Lumsden is making us taste his latest creation, the Glenmorangie Allta (Gaelic for “wild”), a limited edition whisky he has created from yeast growing wild on barley, putting the focus on a hitherto neglected ingredient in single malts — yeast. When you think of beer, you think of yeast; but when you think of whisky, you usually think about the wood in which the whisky is aged.

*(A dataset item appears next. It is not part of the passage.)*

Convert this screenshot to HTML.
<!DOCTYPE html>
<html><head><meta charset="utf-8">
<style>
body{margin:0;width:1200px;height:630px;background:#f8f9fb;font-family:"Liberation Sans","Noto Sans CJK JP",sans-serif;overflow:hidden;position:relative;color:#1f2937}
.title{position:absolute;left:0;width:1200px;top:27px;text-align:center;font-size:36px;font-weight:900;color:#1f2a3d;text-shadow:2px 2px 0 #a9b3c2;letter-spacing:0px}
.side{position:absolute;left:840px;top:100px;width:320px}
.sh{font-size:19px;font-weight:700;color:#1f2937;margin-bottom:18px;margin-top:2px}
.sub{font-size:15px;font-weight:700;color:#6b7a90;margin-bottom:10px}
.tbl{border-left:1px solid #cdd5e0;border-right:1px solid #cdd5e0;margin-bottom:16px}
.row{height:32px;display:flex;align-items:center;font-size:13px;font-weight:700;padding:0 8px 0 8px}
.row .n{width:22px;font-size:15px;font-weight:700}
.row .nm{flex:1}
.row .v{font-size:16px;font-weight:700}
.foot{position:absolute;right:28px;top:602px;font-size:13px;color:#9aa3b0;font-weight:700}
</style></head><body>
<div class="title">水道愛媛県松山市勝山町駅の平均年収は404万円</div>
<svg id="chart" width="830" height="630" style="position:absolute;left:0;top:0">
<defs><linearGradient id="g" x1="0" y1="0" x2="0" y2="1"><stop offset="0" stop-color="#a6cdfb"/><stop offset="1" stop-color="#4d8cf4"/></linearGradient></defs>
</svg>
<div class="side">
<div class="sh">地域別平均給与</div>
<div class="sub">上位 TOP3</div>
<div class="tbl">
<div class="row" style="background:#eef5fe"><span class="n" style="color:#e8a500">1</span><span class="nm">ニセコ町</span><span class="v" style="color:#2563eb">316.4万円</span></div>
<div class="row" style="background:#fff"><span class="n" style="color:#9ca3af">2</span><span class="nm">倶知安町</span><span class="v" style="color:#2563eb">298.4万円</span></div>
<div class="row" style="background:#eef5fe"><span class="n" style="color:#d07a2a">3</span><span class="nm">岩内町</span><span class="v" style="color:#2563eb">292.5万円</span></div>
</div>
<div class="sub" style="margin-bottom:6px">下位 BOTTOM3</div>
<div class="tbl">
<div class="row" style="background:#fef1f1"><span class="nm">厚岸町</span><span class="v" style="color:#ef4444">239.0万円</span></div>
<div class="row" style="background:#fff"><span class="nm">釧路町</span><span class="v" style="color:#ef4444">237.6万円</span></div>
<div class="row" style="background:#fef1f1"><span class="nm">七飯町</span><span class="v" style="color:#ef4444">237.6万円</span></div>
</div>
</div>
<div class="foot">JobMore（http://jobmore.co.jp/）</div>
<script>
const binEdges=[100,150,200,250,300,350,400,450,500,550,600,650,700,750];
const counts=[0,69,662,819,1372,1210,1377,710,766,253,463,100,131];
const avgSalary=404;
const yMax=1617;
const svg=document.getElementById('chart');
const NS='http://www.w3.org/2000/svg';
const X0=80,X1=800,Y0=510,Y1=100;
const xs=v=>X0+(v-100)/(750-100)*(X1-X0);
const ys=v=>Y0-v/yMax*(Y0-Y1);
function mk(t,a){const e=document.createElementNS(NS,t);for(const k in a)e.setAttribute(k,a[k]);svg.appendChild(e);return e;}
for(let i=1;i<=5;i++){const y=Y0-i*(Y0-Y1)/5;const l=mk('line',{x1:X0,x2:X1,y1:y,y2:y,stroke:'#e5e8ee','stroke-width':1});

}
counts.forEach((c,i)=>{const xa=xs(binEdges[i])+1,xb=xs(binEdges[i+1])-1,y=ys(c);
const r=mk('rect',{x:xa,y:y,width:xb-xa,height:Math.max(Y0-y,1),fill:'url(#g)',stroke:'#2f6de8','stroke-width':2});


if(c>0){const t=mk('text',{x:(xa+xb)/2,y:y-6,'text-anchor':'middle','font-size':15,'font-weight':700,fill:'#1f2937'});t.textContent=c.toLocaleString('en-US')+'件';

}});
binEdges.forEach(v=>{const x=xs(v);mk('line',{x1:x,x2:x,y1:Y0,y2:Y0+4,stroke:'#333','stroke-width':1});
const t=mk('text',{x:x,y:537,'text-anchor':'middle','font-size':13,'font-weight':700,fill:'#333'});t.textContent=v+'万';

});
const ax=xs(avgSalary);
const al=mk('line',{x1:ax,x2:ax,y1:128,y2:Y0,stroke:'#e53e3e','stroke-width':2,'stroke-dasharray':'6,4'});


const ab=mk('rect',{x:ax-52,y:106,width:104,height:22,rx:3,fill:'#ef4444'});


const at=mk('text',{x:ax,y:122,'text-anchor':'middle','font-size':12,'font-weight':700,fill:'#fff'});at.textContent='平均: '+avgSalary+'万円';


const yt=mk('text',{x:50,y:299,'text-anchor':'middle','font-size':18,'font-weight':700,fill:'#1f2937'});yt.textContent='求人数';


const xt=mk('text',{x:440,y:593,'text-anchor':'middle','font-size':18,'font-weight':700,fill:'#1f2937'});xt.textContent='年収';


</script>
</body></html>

As we taste the Allta, the flavours are interesting: buttery, of cake or biscuits, fruity. These are quite different from Scotch’s serious and masculine “wood and leather” image. It is proof that whisky is lightening up, trying to be more inclusive, appealing to younger, gender-neutral consumers with innovations in taste. “Innovation is important, there are new flavours being discovered globally and new consumers,” says Lumsden, who says bluntly that only single malt aged between eight and 18 years is at its best; “beyond that the wood takes over, it is usually a disappointment”.

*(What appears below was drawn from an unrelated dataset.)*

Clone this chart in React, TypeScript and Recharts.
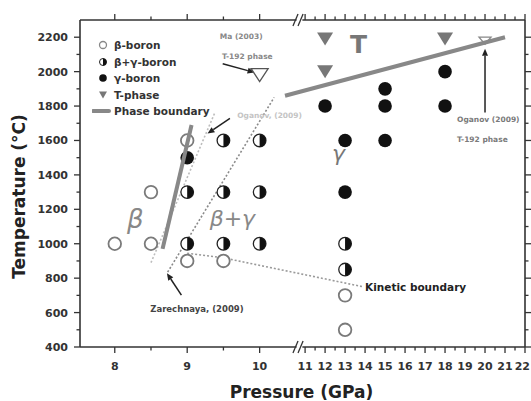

In London, Lumsden is not the only one trying to make whisky less intimidating and less masculine. In the city, hitherto the epicentre of the artisanal gin, whisky is back in fashion. Bartenders, experts and event makers are all making the dark spirit less stiff. Private tastings, pop-ups and curated Burns dinners (after Scotland’s national poet Robert Burns) are all making whisky the new cool.
For the first time in 100 years, perhaps, London is distilling its own whiskies as small-batch gin makers turn their attention to whiskies. The London Distillery Company, established in 2011 and known for its gin, has been quietly working on its rye whisky that released this January. Another artisanal gin producer, East London Liquor Company, is making an ambitious whisky in a car park, set for an autumn release.